___ DATASET EXCERPTS ___

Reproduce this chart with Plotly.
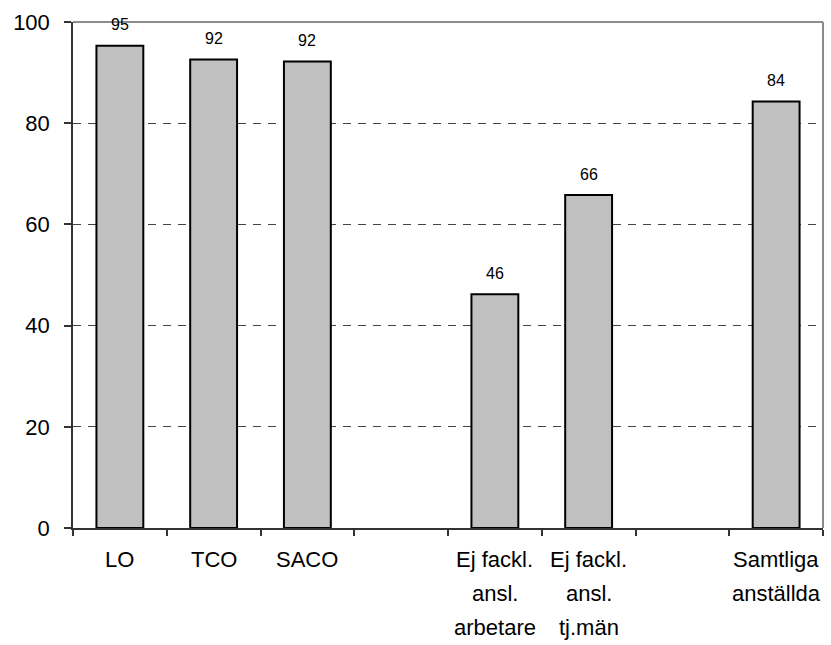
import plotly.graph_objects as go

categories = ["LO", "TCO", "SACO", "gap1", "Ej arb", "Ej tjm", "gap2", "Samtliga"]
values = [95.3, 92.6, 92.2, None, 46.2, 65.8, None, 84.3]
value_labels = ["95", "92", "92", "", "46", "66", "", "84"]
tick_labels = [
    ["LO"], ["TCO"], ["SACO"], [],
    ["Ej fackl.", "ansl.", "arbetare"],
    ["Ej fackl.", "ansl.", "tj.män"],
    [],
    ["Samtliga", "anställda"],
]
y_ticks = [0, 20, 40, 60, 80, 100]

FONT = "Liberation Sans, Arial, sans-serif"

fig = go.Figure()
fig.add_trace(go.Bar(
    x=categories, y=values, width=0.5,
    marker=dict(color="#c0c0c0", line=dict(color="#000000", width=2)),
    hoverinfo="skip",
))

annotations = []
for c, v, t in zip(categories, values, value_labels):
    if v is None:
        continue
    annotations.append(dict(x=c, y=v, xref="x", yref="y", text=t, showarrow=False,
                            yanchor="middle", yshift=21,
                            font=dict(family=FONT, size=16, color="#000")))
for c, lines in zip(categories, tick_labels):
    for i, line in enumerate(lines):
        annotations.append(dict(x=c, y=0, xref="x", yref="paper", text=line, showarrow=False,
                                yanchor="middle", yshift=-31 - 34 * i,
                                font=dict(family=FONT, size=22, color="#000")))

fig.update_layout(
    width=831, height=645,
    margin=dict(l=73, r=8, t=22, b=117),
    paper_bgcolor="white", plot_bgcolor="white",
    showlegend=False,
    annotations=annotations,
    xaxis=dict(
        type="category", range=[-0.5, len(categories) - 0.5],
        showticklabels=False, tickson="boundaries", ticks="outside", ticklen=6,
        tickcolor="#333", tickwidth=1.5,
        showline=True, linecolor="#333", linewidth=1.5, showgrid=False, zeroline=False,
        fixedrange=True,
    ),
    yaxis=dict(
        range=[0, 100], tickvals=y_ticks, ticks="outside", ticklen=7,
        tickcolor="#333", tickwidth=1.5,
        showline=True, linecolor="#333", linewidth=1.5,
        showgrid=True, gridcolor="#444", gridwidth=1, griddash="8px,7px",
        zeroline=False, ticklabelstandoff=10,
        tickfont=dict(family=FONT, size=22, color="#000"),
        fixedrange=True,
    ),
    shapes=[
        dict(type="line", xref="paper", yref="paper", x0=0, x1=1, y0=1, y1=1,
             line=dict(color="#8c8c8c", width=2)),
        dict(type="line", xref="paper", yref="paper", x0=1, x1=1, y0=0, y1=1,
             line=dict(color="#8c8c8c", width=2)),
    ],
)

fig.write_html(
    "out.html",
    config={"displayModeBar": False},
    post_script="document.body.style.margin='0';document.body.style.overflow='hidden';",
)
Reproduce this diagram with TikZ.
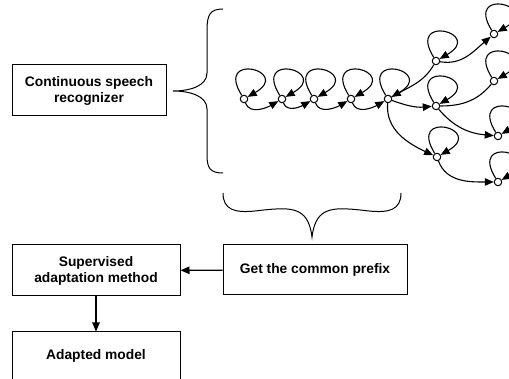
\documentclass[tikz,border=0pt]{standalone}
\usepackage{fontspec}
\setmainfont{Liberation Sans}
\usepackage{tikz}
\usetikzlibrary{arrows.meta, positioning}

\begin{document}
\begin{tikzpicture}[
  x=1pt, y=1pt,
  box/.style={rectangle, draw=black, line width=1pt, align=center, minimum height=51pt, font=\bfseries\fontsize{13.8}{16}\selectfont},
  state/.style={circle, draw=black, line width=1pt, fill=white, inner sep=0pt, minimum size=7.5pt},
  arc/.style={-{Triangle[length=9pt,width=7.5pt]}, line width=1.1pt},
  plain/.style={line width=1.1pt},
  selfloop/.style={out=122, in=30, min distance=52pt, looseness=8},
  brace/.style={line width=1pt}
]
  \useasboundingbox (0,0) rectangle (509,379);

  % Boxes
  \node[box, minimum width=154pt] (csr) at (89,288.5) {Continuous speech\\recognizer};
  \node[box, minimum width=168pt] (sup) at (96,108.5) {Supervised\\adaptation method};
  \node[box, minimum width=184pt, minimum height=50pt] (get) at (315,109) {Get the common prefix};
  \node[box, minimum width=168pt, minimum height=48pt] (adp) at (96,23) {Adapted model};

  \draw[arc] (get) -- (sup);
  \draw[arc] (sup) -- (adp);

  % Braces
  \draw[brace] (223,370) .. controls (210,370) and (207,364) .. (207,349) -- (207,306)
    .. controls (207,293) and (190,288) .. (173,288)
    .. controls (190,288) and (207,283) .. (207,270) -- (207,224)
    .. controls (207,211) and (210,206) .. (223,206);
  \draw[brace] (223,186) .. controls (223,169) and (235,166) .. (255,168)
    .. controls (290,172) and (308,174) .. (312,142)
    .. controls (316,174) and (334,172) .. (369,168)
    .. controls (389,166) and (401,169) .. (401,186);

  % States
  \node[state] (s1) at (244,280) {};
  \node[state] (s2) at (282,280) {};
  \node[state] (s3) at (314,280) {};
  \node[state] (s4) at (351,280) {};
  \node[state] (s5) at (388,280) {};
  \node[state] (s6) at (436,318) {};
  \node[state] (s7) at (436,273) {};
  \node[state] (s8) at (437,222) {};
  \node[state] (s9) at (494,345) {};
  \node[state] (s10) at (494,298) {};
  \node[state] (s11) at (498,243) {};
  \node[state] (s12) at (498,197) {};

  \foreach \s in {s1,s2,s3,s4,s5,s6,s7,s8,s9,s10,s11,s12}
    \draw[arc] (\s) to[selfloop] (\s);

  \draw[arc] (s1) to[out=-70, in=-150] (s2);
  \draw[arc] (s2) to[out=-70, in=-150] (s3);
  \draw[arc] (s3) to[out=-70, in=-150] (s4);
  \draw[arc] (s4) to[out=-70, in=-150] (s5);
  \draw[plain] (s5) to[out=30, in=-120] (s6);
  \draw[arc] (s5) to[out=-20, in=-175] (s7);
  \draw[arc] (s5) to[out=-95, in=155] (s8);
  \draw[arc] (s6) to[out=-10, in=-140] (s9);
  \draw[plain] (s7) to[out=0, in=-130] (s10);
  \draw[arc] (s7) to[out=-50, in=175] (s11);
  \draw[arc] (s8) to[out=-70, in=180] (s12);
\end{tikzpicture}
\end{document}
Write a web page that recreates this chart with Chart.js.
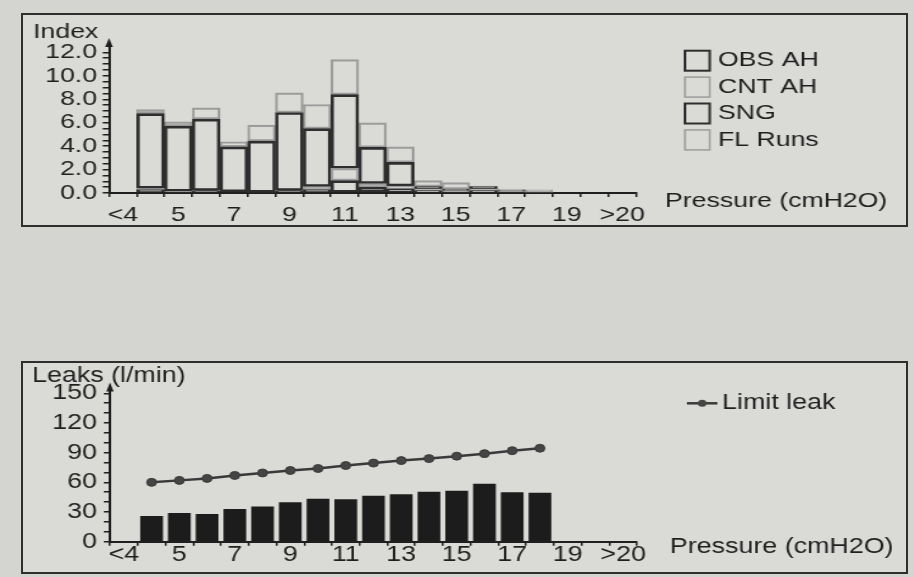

___

* **SHORT EXERCISE**: Set every line down exactly as written, leaving each picture out.

* **WRITTEN RESPONSE**:
Reproduce this chart with Plotly.
import plotly.graph_objects as go

categories = ["LO", "TCO", "SACO", "gap1", "Ej arb", "Ej tjm", "gap2", "Samtliga"]
values = [95.3, 92.6, 92.2, None, 46.2, 65.8, None, 84.3]
value_labels = ["95", "92", "92", "", "46", "66", "", "84"]
tick_labels = [
    ["LO"], ["TCO"], ["SACO"], [],
    ["Ej fackl.", "ansl.", "arbetare"],
    ["Ej fackl.", "ansl.", "tj.män"],
    [],
    ["Samtliga", "anställda"],
]
y_ticks = [0, 20, 40, 60, 80, 100]

FONT = "Liberation Sans, Arial, sans-serif"

fig = go.Figure()
fig.add_trace(go.Bar(
    x=categories, y=values, width=0.5,
    marker=dict(color="#c0c0c0", line=dict(color="#000000", width=2)),
    hoverinfo="skip",
))

annotations = []
for c, v, t in zip(categories, values, value_labels):
    if v is None:
        continue
    annotations.append(dict(x=c, y=v, xref="x", yref="y", text=t, showarrow=False,
                            yanchor="middle", yshift=21,
                            font=dict(family=FONT, size=16, color="#000")))
for c, lines in zip(categories, tick_labels):
    for i, line in enumerate(lines):
        annotations.append(dict(x=c, y=0, xref="x", yref="paper", text=line, showarrow=False,
                                yanchor="middle", yshift=-31 - 34 * i,
                                font=dict(family=FONT, size=22, color="#000")))

fig.update_layout(
    width=831, height=645,
    margin=dict(l=73, r=8, t=22, b=117),
    paper_bgcolor="white", plot_bgcolor="white",
    showlegend=False,
    annotations=annotations,
    xaxis=dict(
        type="category", range=[-0.5, len(categories) - 0.5],
        showticklabels=False, tickson="boundaries", ticks="outside", ticklen=6,
        tickcolor="#333", tickwidth=1.5,
        showline=True, linecolor="#333", linewidth=1.5, showgrid=False, zeroline=False,
        fixedrange=True,
    ),
    yaxis=dict(
        range=[0, 100], tickvals=y_ticks, ticks="outside", ticklen=7,
        tickcolor="#333", tickwidth=1.5,
        showline=True, linecolor="#333", linewidth=1.5,
        showgrid=True, gridcolor="#444", gridwidth=1, griddash="8px,7px",
        zeroline=False, ticklabelstandoff=10,
        tickfont=dict(family=FONT, size=22, color="#000"),
        fixedrange=True,
    ),
    shapes=[
        dict(type="line", xref="paper", yref="paper", x0=0, x1=1, y0=1, y1=1,
             line=dict(color="#8c8c8c", width=2)),
        dict(type="line", xref="paper", yref="paper", x0=1, x1=1, y0=0, y1=1,
             line=dict(color="#8c8c8c", width=2)),
    ],
)

fig.write_html(
    "out.html",
    config={"displayModeBar": False},
    post_script="document.body.style.margin='0';document.body.style.overflow='hidden';",
)
Reproduce this diagram with TikZ.
\documentclass[tikz,border=0pt]{standalone}
\usepackage{fontspec}
\setmainfont{Liberation Sans}
\usepackage{tikz}
\usetikzlibrary{arrows.meta, positioning}

\begin{document}
\begin{tikzpicture}[
  x=1pt, y=1pt,
  box/.style={rectangle, draw=black, line width=1pt, align=center, minimum height=51pt, font=\bfseries\fontsize{13.8}{16}\selectfont},
  state/.style={circle, draw=black, line width=1pt, fill=white, inner sep=0pt, minimum size=7.5pt},
  arc/.style={-{Triangle[length=9pt,width=7.5pt]}, line width=1.1pt},
  plain/.style={line width=1.1pt},
  selfloop/.style={out=122, in=30, min distance=52pt, looseness=8},
  brace/.style={line width=1pt}
]
  \useasboundingbox (0,0) rectangle (509,379);

  % Boxes
  \node[box, minimum width=154pt] (csr) at (89,288.5) {Continuous speech\\recognizer};
  \node[box, minimum width=168pt] (sup) at (96,108.5) {Supervised\\adaptation method};
  \node[box, minimum width=184pt, minimum height=50pt] (get) at (315,109) {Get the common prefix};
  \node[box, minimum width=168pt, minimum height=48pt] (adp) at (96,23) {Adapted model};

  \draw[arc] (get) -- (sup);
  \draw[arc] (sup) -- (adp);

  % Braces
  \draw[brace] (223,370) .. controls (210,370) and (207,364) .. (207,349) -- (207,306)
    .. controls (207,293) and (190,288) .. (173,288)
    .. controls (190,288) and (207,283) .. (207,270) -- (207,224)
    .. controls (207,211) and (210,206) .. (223,206);
  \draw[brace] (223,186) .. controls (223,169) and (235,166) .. (255,168)
    .. controls (290,172) and (308,174) .. (312,142)
    .. controls (316,174) and (334,172) .. (369,168)
    .. controls (389,166) and (401,169) .. (401,186);

  % States
  \node[state] (s1) at (244,280) {};
  \node[state] (s2) at (282,280) {};
  \node[state] (s3) at (314,280) {};
  \node[state] (s4) at (351,280) {};
  \node[state] (s5) at (388,280) {};
  \node[state] (s6) at (436,318) {};
  \node[state] (s7) at (436,273) {};
  \node[state] (s8) at (437,222) {};
  \node[state] (s9) at (494,345) {};
  \node[state] (s10) at (494,298) {};
  \node[state] (s11) at (498,243) {};
  \node[state] (s12) at (498,197) {};

  \foreach \s in {s1,s2,s3,s4,s5,s6,s7,s8,s9,s10,s11,s12}
    \draw[arc] (\s) to[selfloop] (\s);

  \draw[arc] (s1) to[out=-70, in=-150] (s2);
  \draw[arc] (s2) to[out=-70, in=-150] (s3);
  \draw[arc] (s3) to[out=-70, in=-150] (s4);
  \draw[arc] (s4) to[out=-70, in=-150] (s5);
  \draw[plain] (s5) to[out=30, in=-120] (s6);
  \draw[arc] (s5) to[out=-20, in=-175] (s7);
  \draw[arc] (s5) to[out=-95, in=155] (s8);
  \draw[arc] (s6) to[out=-10, in=-140] (s9);
  \draw[plain] (s7) to[out=0, in=-130] (s10);
  \draw[arc] (s7) to[out=-50, in=175] (s11);
  \draw[arc] (s8) to[out=-70, in=180] (s12);
\end{tikzpicture}
\end{document}
Write a web page that recreates this chart with Chart.js.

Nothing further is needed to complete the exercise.